Uniform Crime Report
A Uniform Crime Report is a data series published by the Federal Bureau of Investigation that has been collected since 1930 and has been widely used by criminal justice researchers to collect data on crime. (Maxfield & Babbie, 2012) Law enforcement agencies provide the crime data to the Federal Bureau of Investigation, and then the reports are compiled and created. The Uniform Crime Report does not count all crimes that are reported to the police. Part I offenses such as murders and non-negligent manslaughter, forcible rape, robbery, aggravated assault, burglary, larceny theft, and motor vehicle theft are all counted in the Uniform Crime Report. (Maxfield & Babbie, 2012) There are a large number of crimes that are not measured in the Uniform Crime Report because they are considered to be Part II crimes. Part II crimes consist of shoplifting, drug sale or use, fraud, prostitution, simple assault, vandalism, receiving stolen property, and other non-traffic offenses. (Maxfield & Babbie, 2012) Part II crimes are counted on the Uniform Crime Reports only if that person has been arrested and charged with a crime. These crimes do represent a large number of offenses that occur across the United States. And since they are only reported if a person has been arrested and charged with a crime, this does create some measurement errors in the Uniform Crime Report.

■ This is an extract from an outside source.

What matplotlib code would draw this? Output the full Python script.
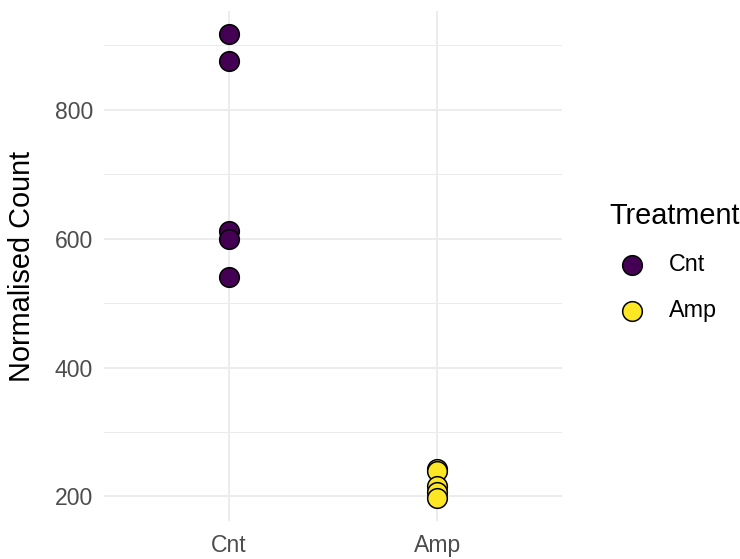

In the 1920’s, the International Association of Chiefs of Police formed the Committee on Uniform Crime Reports. (Atlas, 2011) This committee wanted to establish a system of uniform police crime statistics. This committee evaluated various crimes based on how serious the crime is and how frequent that crime occurred as well as the likelihood of it being reported to law enforcement in all areas of the country. (Atlas, 2011) After the studies and evaluations were completed in each state, the Committee completed a plan for crime reporting that became the foundation of the Uniform Crime Report Program in 1929. (Atlas, 2011)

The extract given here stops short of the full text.